DEAR DR. E: Isn’t agnosticism frankly the most honest position? After all, none of us can ever hope to understand God. He may be out there, but no one really knows anything about anything other than his or her own unique experiences and personal realities. — HONEST DOUBTER FROM OKLAHOMA

DEAR HONEST: While I commend your vulnerability, the only conclusion I can come to on the question of agnosticism is that what we are dealing with here is pride — pure and simple. When we boil it down, the agnostic is essentially saying, “I am the end of all that can be known.

All truth starts and stops with me: “I am wiser than all those who came before me. People such as Augustine, Aquinas, Wilberforce and Wesley were simply imbibing the opiate of the masses. Arguing that all of human existence can be explained by something you can’t prove is wishful thinking at best.”

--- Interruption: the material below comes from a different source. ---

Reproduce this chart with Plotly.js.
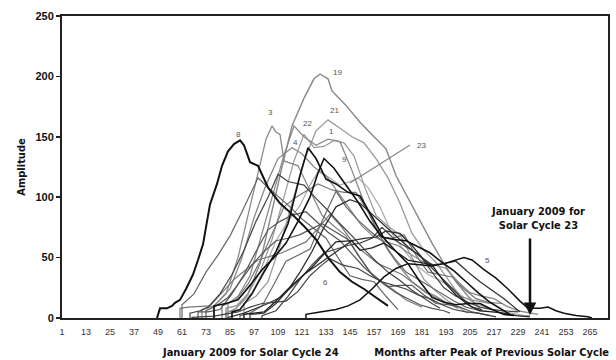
<!DOCTYPE html>
<html>
<head>
<meta charset="utf-8">
<script src="https://cdn.plot.ly/plotly-3.0.1.min.js"></script>
<style>
html,body{margin:0;padding:0;background:#fff;}
#chart{width:616px;height:360px;}
</style>
</head>
<body>
<div id="chart"></div>
<script>
// Months after peak of previous solar cycle, and smoothed sunspot amplitude
const c1 = [[60,0],[60,8],[64,9],[75,10],[87,32],[99,48],[111,54],[123,63],[130,76],[135,86],[141,75],[147,61],[159,45],[171,36],[183,21],[195,11]];
const c2 = [[61,0],[61,11],[67,20],[73,38],[79,52],[85,68],[91,88],[96,106],[99,116],[104,108],[109,101],[115,92],[121,82],[127,74],[133,66],[139,50],[145,35],[151,32],[157,30],[163,18],[169,7]];
const c3 = [[71,0],[71,7],[77,10],[83,20],[89,50],[95,92],[100,125],[103,148],[106,159],[108,154],[110,152],[112,130],[119,126],[125,105],[131,85],[137,76],[143,68],[149,52],[155,38],[161,30],[167,23],[173,15],[181,9]];
const c4 = [[77,0],[77,10],[85,24],[91,50],[97,83],[103,110],[109,132],[116,141],[121,136],[127,125],[133,118],[139,104],[145,90],[151,76],[157,67],[163,63],[169,60],[175,53],[181,47],[187,44],[193,41],[199,30],[205,21],[211,18],[217,16],[223,10],[229,6],[239,3]];
const c5 = [[123,0],[123,3],[130,5],[138,7],[144,10],[150,15],[156,24],[162,34],[168,41],[174,45],[180,44],[186,43],[192,45],[198,48],[202,50],[206,48],[212,40],[218,33],[224,24],[230,14],[234,8],[240,8],[244,9],[248,6],[252,4],[258,2],[264,1],[266,0]];
const c6 = [[66,0],[66,0.5],[77,1.5],[89,5],[95,9],[101,12],[107,13],[113,14],[119,22],[125,35],[131,44],[135,49],[141,44],[149,41],[155,35],[161,30],[167,27],[173,24],[179,19],[185,16],[191,11],[197,7],[203,5],[209,4],[218,1]];
const c7 = [[84,0],[84,0.5],[92,4],[98,8],[104,12],[110,17],[116,26],[122,36],[128,43],[134,50],[140,57],[146,64],[152,66],[158,67],[163,72],[170,70],[176,60],[182,48],[188,38],[194,28],[200,18],[206,9],[211,7]];
const c8 = [[48.5,0],[50,8],[53.5,8],[56,10],[57.5,12.5],[60,15],[63,24],[66.5,36],[69,48],[71.5,61],[75,94],[78.5,111],[81,126],[84,138],[87,144],[90,147],[92,143],[95,129],[99,126],[104,108],[110,95],[116,86],[122,76],[128,65],[134,50],[140,38],[146,30],[152,24],[158,17],[164,10]];
const c9 = [[77,0],[77,10],[83,12],[89,15],[95,27],[101,40],[107,50],[113,62],[119,80],[125,100],[129,120],[132,132],[137,124],[143,110],[149,96],[155,80],[161,67],[167,65],[173,64],[179,59],[185,54],[191,46],[197,39],[203,30],[209,21],[215,13],[221,7],[225,3]];
const c10 = [[95,0],[95,3],[102,4],[108,12],[114,23],[120,38],[126,55],[132,75],[138,92],[145,98],[150,95],[156,86],[162,77],[168,68],[174,59],[180,51],[186,44],[192,45],[198,47],[204,38],[210,30],[216,23],[222,16],[230,5]];
const c11 = [[86,0],[86,5],[90,7],[96,20],[102,38],[108,55],[114,78],[120,118],[124,141],[128,132],[133,115],[138,111],[144,104],[150,101],[156,84],[162,66],[168,55],[174,45],[180,30],[186,17],[192,13],[198,11],[204,12],[210,12],[216,7],[222,3],[227,2]];
const c12 = [[101,0],[101,2],[108,6],[114,18],[120,32],[126,44],[132,54],[138,57],[144,60],[150,62],[156,66],[161,75],[168,64],[174,58],[180,52],[186,38],[192,25],[198,18],[204,13],[210,9],[216,7],[222,6],[229,5]];
const c13 = [[69,0],[69,5],[74,5],[80,7],[86,20],[92,36],[98,55],[104,73],[110,80],[116,85],[123,88],[128,80],[134,71],[140,64],[146,53],[152,42],[158,33],[164,26],[170,27],[176,27],[182,19],[188,12],[194,11],[200,9],[206,5],[212,3],[215,2]];
const c14 = [[92,0],[92,3],[102,5],[108,14],[114,24],[120,33],[126,42],[132,53],[138,63],[146,64],[150,56],[156,58],[162,62],[168,55],[174,48],[180,46],[186,44],[192,30],[198,19],[204,11],[210,6],[216,5],[222,4],[228,2],[235,1]];
const c15 = [[90,0],[90,2],[95,4],[101,10],[107,28],[113,47],[119,52],[125,57],[131,80],[138,105],[143,92],[149,81],[155,72],[161,64],[167,50],[173,38],[179,32],[185,26],[191,20],[197,14],[203,9],[210,6]];
const c16 = [[73,0],[73,6],[78,10],[84,17],[90,30],[96,44],[102,55],[108,64],[114,66],[120,69],[126,74],[131,78],[137,72],[144,65],[150,50],[156,36],[162,28],[168,21],[174,16],[180,11],[186,8],[192,6],[195,4]];
const c17 = [[65,0],[65,4],[70,6],[74,9],[80,20],[86,36],[92,56],[98,80],[104,100],[109,119],[114,113],[122,110],[128,99],[134,89],[140,78],[146,68],[152,57],[158,47],[164,38],[170,31],[176,23],[182,16],[186,12],[190,8]];
const c18 = [[83,0],[83,8],[88,10],[94,20],[100,38],[106,65],[112,100],[117,130],[122,152],[127,141],[132,142],[137,147],[142,145],[147,134],[152,110],[158,85],[164,76],[170,69],[176,50],[182,32],[188,22],[194,14],[200,8],[204,4]];
const c19 = [[83,0],[83,4],[88,8],[94,20],[100,45],[106,90],[111,125],[116,159],[122,182],[127,198],[130,202],[134,198],[136,188],[143,176],[150,162],[157,150],[163,140],[168,118],[175,96],[180,80],[186,62],[192,45],[198,30],[204,18],[210,8]];
const c20 = [[81,0],[81,10],[88,15],[94,28],[100,47],[106,70],[112,92],[118,100],[124,106],[129,111],[136,106],[142,104],[148,104],[154,88],[160,67],[166,66],[172,69],[178,52],[184,38],[190,36],[196,34],[202,24],[208,16],[214,13],[221,12]];
const c21 = [[92,0],[92,12],[98,18],[104,30],[110,60],[116,95],[122,130],[128,155],[134,164],[140,157],[146,150],[152,145],[158,132],[164,116],[170,95],[176,70],[182,56],[188,46],[194,32],[200,18],[206,15],[212,13],[215,12]];
const c22 = [[84,0],[84,12],[89,18],[95,35],[101,70],[107,105],[112,135],[117,159],[122,150],[128,143],[134,148],[140,146],[146,122],[152,96],[158,75],[164,56],[170,42],[176,30],[182,23],[188,18],[194,12],[199,8]];
const c23 = [[83,0],[83,8],[90,11],[96,21],[102,40],[108,64],[114,80],[120,93],[125,110],[129,121],[134,117],[140,110],[145,113],[149,116],[154,108],[160,92],[166,70],[172,56],[178,44],[184,36],[190,31],[196,25],[202,17],[208,12],[214,8],[220,6],[226,4],[232,2],[235,2]];

const cycles = [c1,c2,c3,c4,c5,c6,c7,c8,c9,c10,c11,c12,c13,c14,c15,c16,c17,c18,c19,c20,c21,c22,c23];
const cycleColors = ['#777','#666','#8a8a8a','#8a8a8a','#111','#444','#333','#111','#111','#333','#111','#444','#555','#222','#666','#555','#444','#999','#888','#777','#9a9a9a','#8a8a8a','#aaa'];
const cycleWidths = [1.2,1.2,1.3,1.3,1.5,1.2,1.3,2.0,1.6,1.3,1.6,1.2,1.2,1.3,1.2,1.2,1.2,1.2,1.4,1.2,1.3,1.3,1.2];

const xTicks = [1,13,25,37,49,61,73,85,97,109,121,133,145,157,169,181,193,205,217,229,241,253,265];
const yTicks = [0,50,100,150,200,250];

const cycleLabels = ['8','3','22','4','19','21','1','9','23','6','5'];
const labelMonth = [89,105,123.5,117.5,138.5,137,135.5,142,180.5,132.5,213.5];
const labelAmp = [151.5,170,161.4,144.9,203.6,171.4,154.8,130.8,142.4,29.8,48];

const traces = cycles.map((c,i)=>({
  type:'scatter', mode:'lines',
  x: c.map(p=>p[0]), y: c.map(p=>p[1]),
  line:{color:cycleColors[i], width:cycleWidths[i]},
  name:'Cycle '+(i+1), showlegend:false, hoverinfo:'skip'
}));

// draw the darker cycles on top of the lighter ones
traces.sort((a,b)=>{
  const lum = c => parseInt(c.line.color.slice(1,2),16);
  return lum(b)-lum(a);
});

const annotations = cycleLabels.map((t,i)=>({
  x: labelMonth[i], y: labelAmp[i], xref:'x', yref:'y', text:t, showarrow:false,
  font:{family:'Liberation Sans, Arial, sans-serif', size:8, color:'#555'}
}));

const boldFont = {family:'Liberation Sans Narrow, DejaVu Sans Condensed, Arial Narrow, Liberation Sans, sans-serif', size:11, color:'#111', weight:'bold'};

annotations.push({
  x:235, y:2.5, xref:'x', yref:'y', ax:0, ay:-78, axref:'pixel', ayref:'pixel',
  showarrow:true, arrowhead:2, arrowsize:1, arrowwidth:2.5, arrowcolor:'#111', text:''
});
annotations.push({
  x:239, y:82, xref:'x', yref:'y', showarrow:false,
  text:'January 2009 for<br>Solar Cycle 23', align:'center', font:boldFont
});
annotations.push({
  x:104, y:-8.5, xref:'x', yref:'y', ax:0, ay:22, showarrow:true,
  arrowhead:2, arrowsize:1, arrowwidth:2, arrowcolor:'#111', text:''
});
annotations.push({
  x:0.346, y:-0.113, xref:'paper', yref:'paper', showarrow:false,
  text:'January 2009 for Solar Cycle 24', font:boldFont, xanchor:'center', yanchor:'middle'
});

const layout = {
  width:616, height:360,
  margin:{l:62, r:8, t:16, b:42},
  paper_bgcolor:'#fff', plot_bgcolor:'#fff',
  showlegend:false,
  xaxis:{
    range:[1,274], tickvals:xTicks, ticktext:xTicks.map(String),
    showgrid:false, zeroline:false, showline:true, linecolor:'#222', linewidth:2, mirror:true,
    ticks:'', ticklabelstandoff:4,
    tickfont:{family:'Liberation Sans, Arial, sans-serif', size:9, color:'#333'},
    title:{text:'Months after Peak of Previous Solar Cycle', font:boldFont, standoff:0},
    automargin:false
  },
  yaxis:{
    range:[0,250], tickvals:yTicks, showgrid:false, zeroline:false,
    showline:true, linecolor:'#222', linewidth:2, mirror:true,
    ticks:'outside', ticklen:4, tickwidth:1.5, tickcolor:'#222',
    tickfont:{family:'Liberation Sans, Arial, sans-serif', size:11, color:'#111', weight:'bold'},
    title:{text:'Amplitude', font:boldFont, standoff:8},
    automargin:false
  },
  annotations:annotations,
  shapes:[{
    type:'line', xref:'x', yref:'y', x0:145, y0:111.8, x1:175, y1:143.2,
    line:{color:'#888', width:1.2}
  }]
};

Plotly.newPlot('chart', traces, layout, {staticPlot:true, displayModeBar:false}).then(()=>{
  // place the x-axis title at the right, as in the original
  const t = document.querySelector('.g-xtitle text');
  if (t) { t.setAttribute('text-anchor','end'); t.setAttribute('x', 609); t.setAttribute('y', 353); }
});
</script>
</body>
</html>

My point is that such hubris makes each man a rule unto himself, and we make very poor yardsticks.

The lessons of history as well as revelation tell us that God laughs at this misplaced “confidence.”

In fact, such “wisdom is no better than his foolishness.” Or as St. Paul says, “We sometimes tend to think we know all we need to know … but sometimes our humble hearts can help us more than our proud minds. We never know enough until we recognize that God alone knows it all” (1 Corinthians 8).

C.S. Lewis once scolded the young agnostic in “The Great Divorce” by saying: “Our opinions were not honestly come by. We simply found ourselves in contact with a certain current of ideas and plunged into it because it seemed modern and successful. … You know, we just started automatically writing the kind of essays that got good marks and saying the kind of things that won applause. When, in our whole lives, did we honestly face, in solitude, the one question on which all turned: whether, after all, the Supernatural might not, in fact, occur? When did we put up one moment’s real resistance to the loss of our faith?”

He then goes on: “You know that you and I were playing with loaded dice. We didn’t want the other to be true. We were afraid of crude Salvationism, afraid of a breach with the spirit of the age, afraid of ridicule, afraid (above all) of real spiritual fears and hopes.”

Finally, Lewis says, “Having allowed ourselves to drift, unresisting, unpraying, accepting every half-conscious solicitation from our desires, we reached a point where we no longer believed the Faith. Just in the same way, a jealous man, drifting and unresisting, reaches a point at which he believes lies about his best friend.”

He concludes: “Once you were a child. Once you knew what inquiry was for. There was a time when you asked questions because you wanted answers and were glad when you had found them. Become that child again. … You have gone far wrong. Thirst was made for water; inquiry for truth.”

George MacDonald tells us in “The Curate’s Awakening” that to know Christ is to do his will. And by doing so, we will finally come to know Him. If we want to learn of faith and refute the agnostic within us (and I believe there is one in many, if not all, of us), then we must simply and humbly look to the story of Christ and start by practicing what Jesus says to do. Then, as the Curate says, “In our attempt to obey the words recorded as His, we will see grandeur beyond the realm of any human invention,” and we can boldly “cast our lot with those of the Crucified.”

Again, from Lewis: “We know nothing of religion here: we think only of Christ. We know nothing of speculation. Come and see. I will bring you to the Eternal Fact, the Father of all other facthood.”